Wednesday, 8 January 2025

Surat untuk Ma Chérie

Kepada RP yang ....

Bogor, 5 Januari 2025


you could be my unintended

choice to live my life extended

you could be the one i'll always love


you could be the one who listens

to my deepest inquisitions

you could be the one i'll always love...

sejak bertahun-tahun yang lalu, aku sudah curiga kalau aku mengidap sapioseksual. bukan. artinya bukan aku turn on ketika melihat sapi. oh sapi! oh sapi! bukan. & tentu, kau cukup pandai untuk memahami bahwa sapioseksual adalah istilah untuk membahasakan ketertarikan romantik terhadap seseorang berdasarkan kecerdasan & isi pikirannya. & barangkali itulah salah seribu aku menyukaimu, selain sebab kau—katakanlah—begitu kyut, gorjes, menggemaskan, matang secara emosional, atau punya suara yang begitu krispi serta terasa umami.


aku suka bagaimana kau mengaransemen argumen, memilah kata, memilih kalimat. kupikir-pikir hampir selalu logis & akurat. & di setiap perbincangan kita di telepon, selalu ada semacam orgasme intelektual yang kurasakan. sebuah orgasme yang meningkatkan rasa ingin hidup seminimalnya lima kali reinkarnasi lagi. you are so damn good that i would love to destroy my body at the gym to build a greek god's body you can only touch, work my ass off to sell my soul in capitalism, immerse my useless idealism to fuckin burial, & detrimental the state for corrupting three hundred trillion then jailed for six half years.


di sisi yang lain, aku cukup mengerti bahwa ketika aku mencintai sinar bulan, maka aku juga mesti mencintai sisi gelapnya. aku maklum & mahfum bahwa beautiful soul are shaped by ugly experience. aku cukup mengerti sisi gelap di balik kau begitu cinta membaca adalah sebab ketidaan seeorang yang memahami. kau piawai menulis sebab menyadari ketiadaan seseorang yang mendengarkan. & kau gemar melukis sebab tiada yang melihat-mengamati.

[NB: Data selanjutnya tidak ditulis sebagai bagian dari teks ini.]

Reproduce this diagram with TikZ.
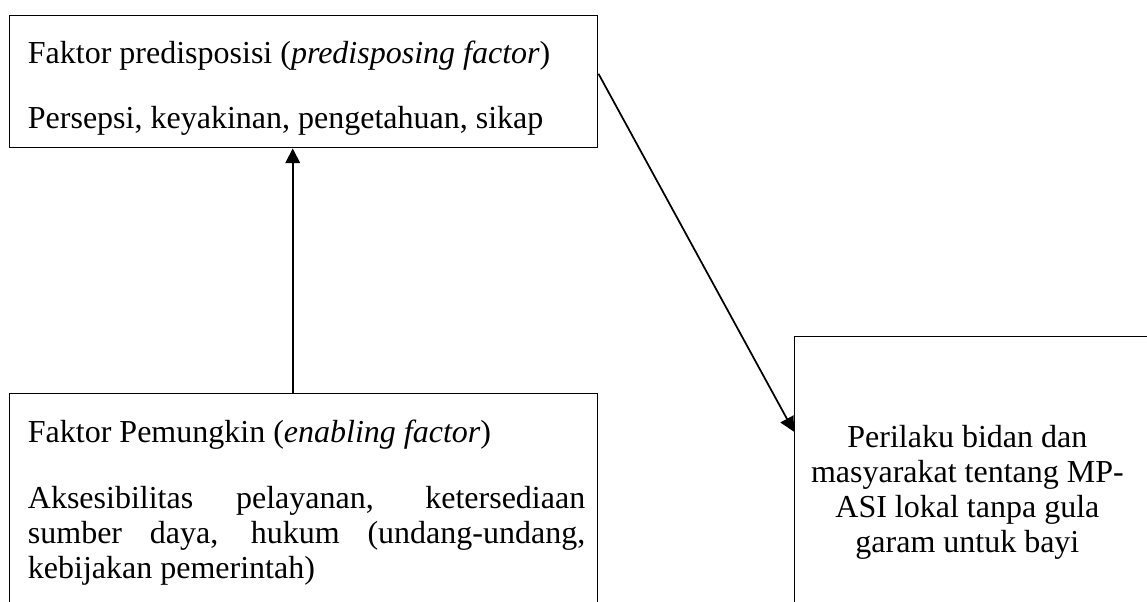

tapi sayangku, ma chérie, bukankah setiap orang pada dasarnya mengantongi trauma masa lalu di saku mereka? buka matamu, sayangku, & lihatlah sekeliling kita: anger issue membentuk atlet, parent issue membentuk guru, obsessive compulsive disorder membentuk arsitek, identity issue membentuk aktor, perfectionism membentuk desainer, emotional issue membentuk psikolog, validation issue membentuk influenser, ethical issue membentuk pengacara, money issue membentuk akuntan, health issue membentuk dokter, control issue membentuk polisi, & seterusnya & seterusnya.


lalu, apa yang kau takuti? apa yang kau risaukan? aku telah jatuh cinta dua kali. pertama ketika mencintai kelebihan-kelebihanmu, kedua ketika mencintai kekurangan-kekuranganmu. i always find perfection in imperfection. aku memang mencintai kerlip bintang, tapi lengkap dengan langit gelap di sekelilingnya.